What do you call a guy with no arms and no legs.....

On your doorstep? Mat

In a hole? Phil

On the beach? Sandy

On the wall? Art

In the water? Bob

At school? Jim (Gym)

In your mailbox? Bill
 
An old woman walked into a dentist's office, took off all her clothes and spread her legs. The dentist said, ''I think you have the wrong room.''
''You put in my husband's teeth last week," she replied. "Now you have to remove them."
I'm stealing this one!
 
A mother is in the kitchen making dinner for her family when her daughter walks in. “Mother, where do babies come from?” The mother thinks for a few seconds and says, “Well dear, Mommy and Daddy fall in love and get married. One night they go into their bedroom, they kiss and hug, and have sex.” The daughter looks puzzled so the mother continues, “That means the daddy puts his penis in the mommy’s vagina.

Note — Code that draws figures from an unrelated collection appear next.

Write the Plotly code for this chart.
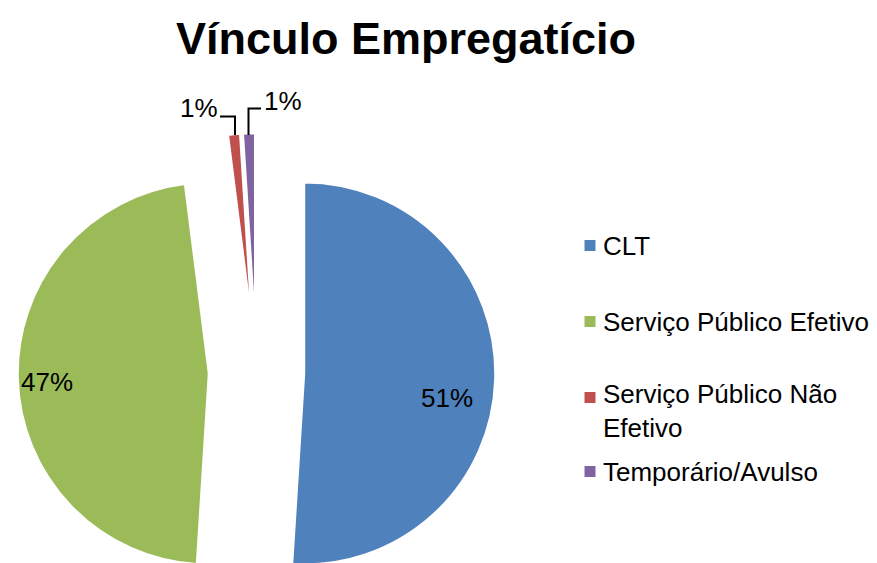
import plotly.graph_objects as go

categories = ["CLT", "Serviço Público Efetivo", "Serviço Público Não Efetivo", "Temporário/Avulso"]
values = [51, 47, 1, 1]
legend_labels = ["CLT", "Serviço Público Efetivo", "Serviço Público Não<br>Efetivo", "Temporário/Avulso"]
colors = ["#4F81BD", "#9BBB59", "#C0504D", "#8064A2"]

W, H = 877, 640
OFF = 8  # page body margin
FONT = "Arial, Liberation Sans, sans-serif"

def X(px):
    return (px - OFF) / W

def Y(py):
    return 1 - (py - OFF) / H

r = 191
cx, cy = 256.5, 372
half = 1.25 * r

fig = go.Figure(go.Pie(
    labels=categories,
    values=values,
    sort=False,
    direction="clockwise",
    rotation=0,
    pull=[0.25, 0.25, 0.25, 0.25],
    marker=dict(colors=colors, line=dict(color="white", width=2)),
    textinfo="none",
    domain=dict(x=[X(cx - half), X(cx + half)], y=[Y(cy + half), Y(cy - half)]),
    showlegend=False,
    automargin=False,
    hoverinfo="label+percent",
))

# percentage labels (text derived from the values)
total = sum(values)
label_pos = [(447, 398), (47, 382), (199, 107.5), (282.5, 101)]
for v, (lx, ly) in zip(values, label_pos):
    fig.add_annotation(xref="paper", yref="paper", x=X(lx), y=Y(ly),
                       xanchor="center", yanchor="middle", showarrow=False,
                       text=f"{round(v / total * 100)}%",
                       font=dict(family=FONT, size=26, color="black"))

# leader lines for the small slices
leaders = [
    [(220, 116.5), (235, 116.5), (235, 135)],
    [(261, 108.5), (248.5, 108.5), (248.5, 135)],
]
for pts in leaders:
    path = "M " + " L ".join(f"{X(px):.5f},{Y(py):.5f}" for px, py in pts)
    fig.add_shape(type="path", xref="paper", yref="paper", path=path,
                  line=dict(color="black", width=2))

# legend
legend_y = [245.5, 321.5, 397.5, 471.5]
text_y = [245.5, 321.5, 411, 471.5]
for lab, col, ym, yt in zip(legend_labels, colors, legend_y, text_y):
    fig.add_shape(type="rect", xref="paper", yref="paper",
                  x0=X(584.5), x1=X(595.5), y0=Y(ym + 5.5), y1=Y(ym - 5.5),
                  fillcolor=col, line=dict(width=0))
    fig.add_annotation(xref="paper", yref="paper", x=X(601), y=Y(yt),
                       xanchor="left", yanchor="middle", align="left",
                       text=lab, showarrow=False,
                       font=dict(family=FONT, size=26, color="black"))

fig.update_layout(
    width=W, height=H,
    margin=dict(l=0, r=0, t=0, b=0, autoexpand=False),
    paper_bgcolor="white", plot_bgcolor="white",
    title=dict(text="<b>Vínculo Empregatício</b>", x=X(406), y=Y(38),
               xanchor="center", yanchor="middle", xref="container", yref="container",
               font=dict(family=FONT, size=45, color="black")),
)

fig.write_html("out.html")
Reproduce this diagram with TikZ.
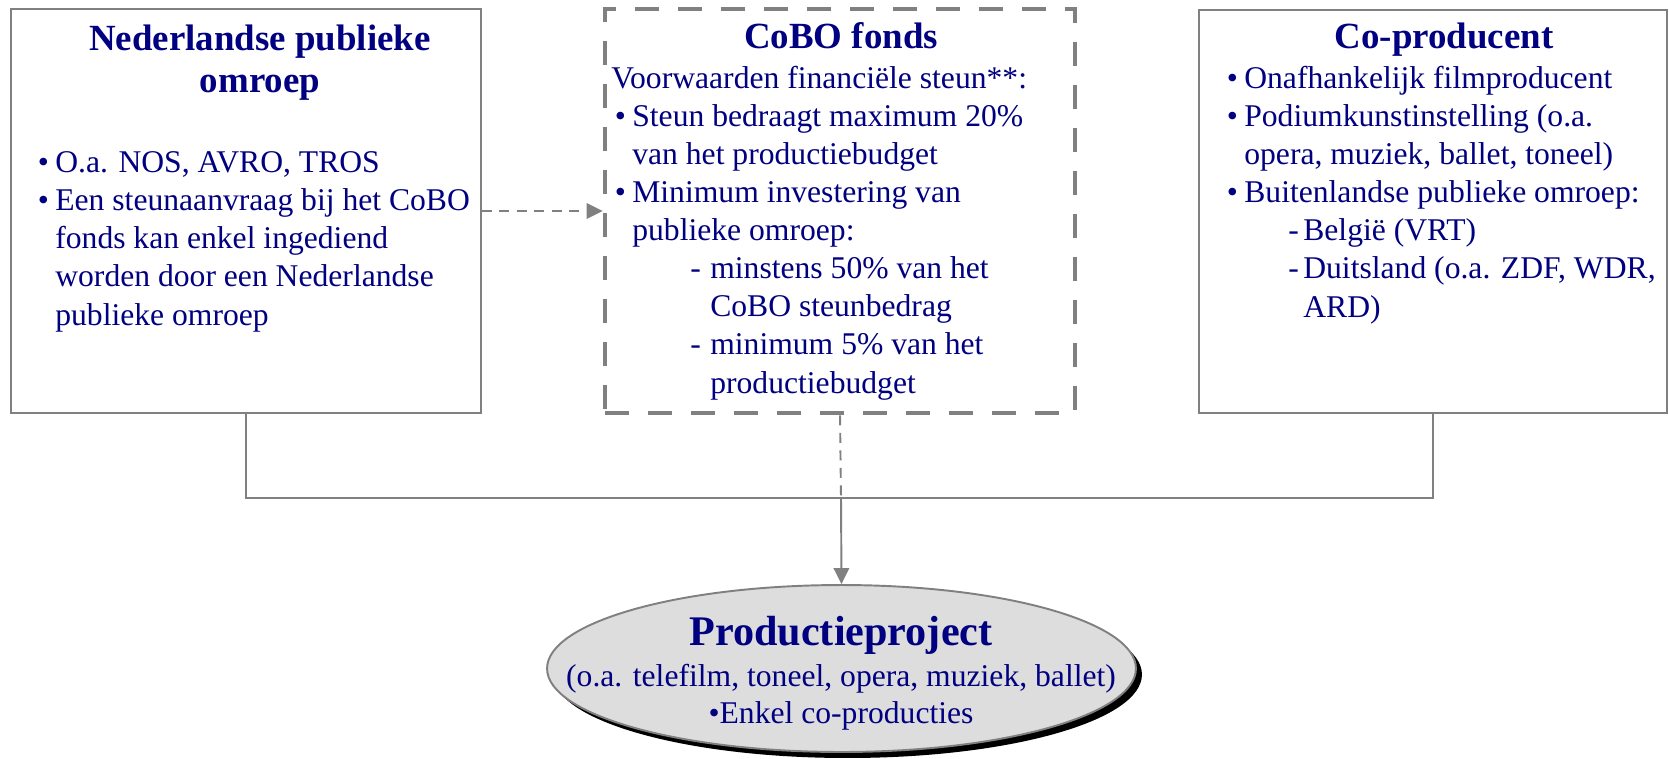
\documentclass[tikz,border=0pt]{standalone}
\usepackage{fontspec}
\setmainfont{Liberation Serif}
\usetikzlibrary{arrows.meta,positioning,shapes.geometric,shadows}

\definecolor{navy}{RGB}{0,0,128}
\definecolor{edgegray}{RGB}{128,128,128}
\definecolor{ovalgray}{RGB}{221,221,221}

\newcommand{\bodyfont}{\fontsize{18}{21.7}\selectfont}
\newcommand{\headfont}{\fontsize{21}{23.9}\selectfont\bfseries}
\newcommand{\bul}{\llap{\textbullet\hspace{0.13cm}}}
\newcommand{\ind}{\hspace*{0.42cm}}
\newcommand{\subln}[2]{\hspace*{#1}\llap{-\hspace{#2}}}

\begin{document}
\begin{tikzpicture}[
		x=0.02cm,y=-0.02cm,
		>={Triangle[length=0.32cm,width=0.31cm]},
		every node/.style={font=\bodyfont, text=navy},
		box/.style={draw=edgegray, line width=1.1pt, inner sep=0pt,
			minimum width=9.4cm, minimum height=8.08cm},
		head/.style={font=\headfont, anchor=base, align=center},
		list/.style={anchor=base west, align=left, inner sep=0pt},
		link/.style={draw=edgegray, line width=1.1pt},
		thinlink/.style={link, dash pattern=on 0.2cm off 0.15cm}
		]
		\useasboundingbox (0,0) rectangle (1669,758);
		
		% =========================
		% Top row: three boxes
		% =========================
		\node[box] (npo) at (246,211) {};
		\node[box, line width=2.7pt, dash pattern=on 0.48cm off 0.38cm] (cobo) at (840,211) {};
		\node[box, minimum width=9.36cm, minimum height=8.06cm] (cop) at (1433,211.5) {};
		
		% titles (base = last line)
		\node[head] (npo-t) at (260,92) {Nederlandse publieke\\omroep};
		\node[head] (cobo-t) at (841,48) {CoBO fonds};
		\node[head] (cop-t) at (1444,48) {Co-producent};
		
		% left: Dutch public broadcaster
		\node[list] (npo-l) at (55,325) {
			\bul O.a. NOS, AVRO, TROS\\
			\bul Een steunaanvraag bij het CoBO\\
			fonds kan enkel ingediend\\
			worden door een Nederlandse\\
			publieke omroep
		};
		
		% middle: fund conditions
		\node[list] (cobo-l) at (611,393) {
			Voorwaarden financiële steun**:\\
			\ind\bul Steun bedraagt maximum 20\%\\
			\ind van het productiebudget\\
			\ind\bul Minimum investering van\\
			\ind publieke omroep:\\
			\ind\subln{1.56cm}{0.19cm}minstens 50\% van het\\
			\ind\hspace*{1.56cm}CoBO steunbedrag\\
			\ind\subln{1.56cm}{0.19cm}minimum 5\% van het\\
			\ind\hspace*{1.56cm}productiebudget
		};
		
		% right: co-producer
		\node[list] (cop-l) at (1244,317) {
			\bul Onafhankelijk filmproducent\\
			\bul Podiumkunstinstelling (o.a.\\
			opera, muziek, ballet, toneel)\\
			\bul Buitenlandse publieke omroep:\\
			\subln{1.18cm}{0.09cm}België (VRT)\\
			\subln{1.18cm}{0.09cm}Duitsland (o.a. ZDF, WDR,\\
			\hspace*{1.18cm}ARD)
		};
		
		% =========================
		% Bottom: production project
		% =========================
		\node[ellipse, draw=edgegray, line width=1.1pt, fill=ovalgray,
		minimum width=11.78cm, minimum height=3.34cm, inner sep=0pt,
		drop shadow={shadow xshift=0.12cm, shadow yshift=-0.12cm, fill=black, opacity=1}]
		(proj) at (841.5,668.5) {};
		\node[anchor=base, font=\fontsize{24}{26}\selectfont\bfseries] (proj-t) at (841,645) {Productieproject};
		\node[anchor=base] (proj-s) at (841,686) {(o.a. telefilm, toneel, opera, muziek, ballet)};
		\node[anchor=base] (proj-b) at (841,723) {\textbullet Enkel co-producties};
		
		% connectors
		\coordinate (jn) at (841,498);
		\draw[link] (npo.south) |- (jn) -| (cop.south);
		\draw[thinlink] (cobo.south) -- (jn);
		\draw[link, ->] (jn) -- (proj.north);
		\draw[thinlink, ->] (npo.east) -- (cobo.west);
		
	\end{tikzpicture}
\end{document}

That’s how you get a baby, honey.” The child seems to comprehend. “Oh, I see, but the other night when I came into your room you had daddy’s penis in your mouth. What do you get when you do that?” “Jewelry, my dear. Jewelry.”
LMFAO!
 
DOCTOR: Why are we seeing you today?

ME: My stomach isn't agreeing with me.

MY STOMACH: I'm tellin' ya Kacey, Dakota Johnson is overrated. Deal with it.

ME: Shut the fuck up stomach, she's a good actress!

D:

M:

D: You should listen to your stomach.